CILs have different ratings, so the proper device should be used in each case. As long as that is observed, their use is simply good practice.
Not necessary at all. The D90/D115 do not need an inrush limiter. They have line fuses....The D90 originally had a relay and in some instances proved to be a problem. I have removed them with no ill effects. Both the D90 and the D115 use a tube voltage regulator that does provide the high voltage with a bit of a delay on turn on, until the tube starts to conduct. The D115 already has a relay and a thermistor to allow the caps to charge up and therefore it's not needed. Regarding the H/K I don't know the circuit. Which D90 do you have, the B version or the plain?
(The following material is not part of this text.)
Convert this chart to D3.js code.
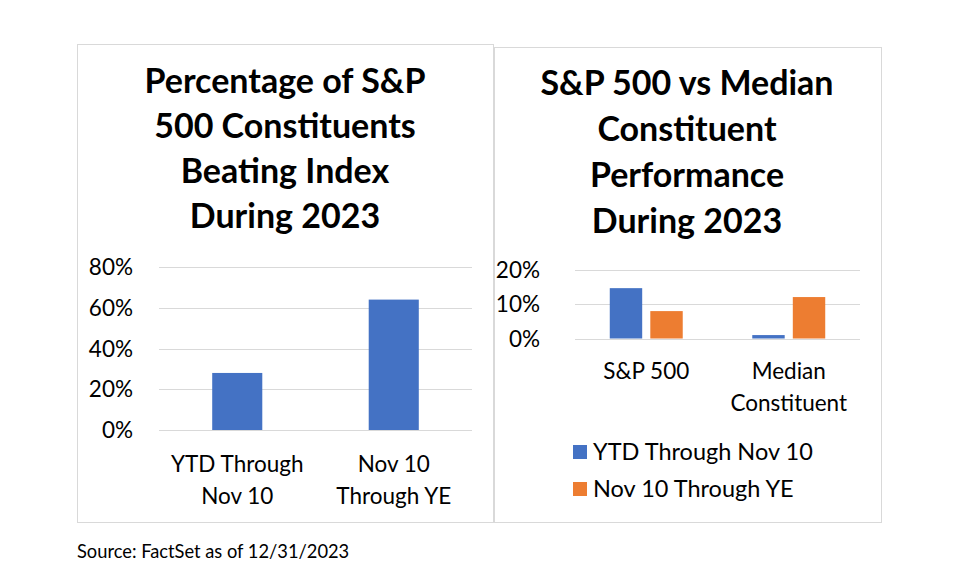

Hifigeek1, nearly every amplifier has line fuses. A current inrush limiter will have a high value at turn-on, but a negligible value under normal load. This prevents damage to switch contacts, rectifiers and the like.
The 'thermistor' you refer to BTW is probably a CIL- CILs are a form of thermistor with an inverse temperature coefficient.
The HK Citation II is an excellent candidate for a CIL addition, as it has a large current inrush due to its voltage-doubler power supply. The filter caps are taking a lot of current at turn-on and will thus last longer.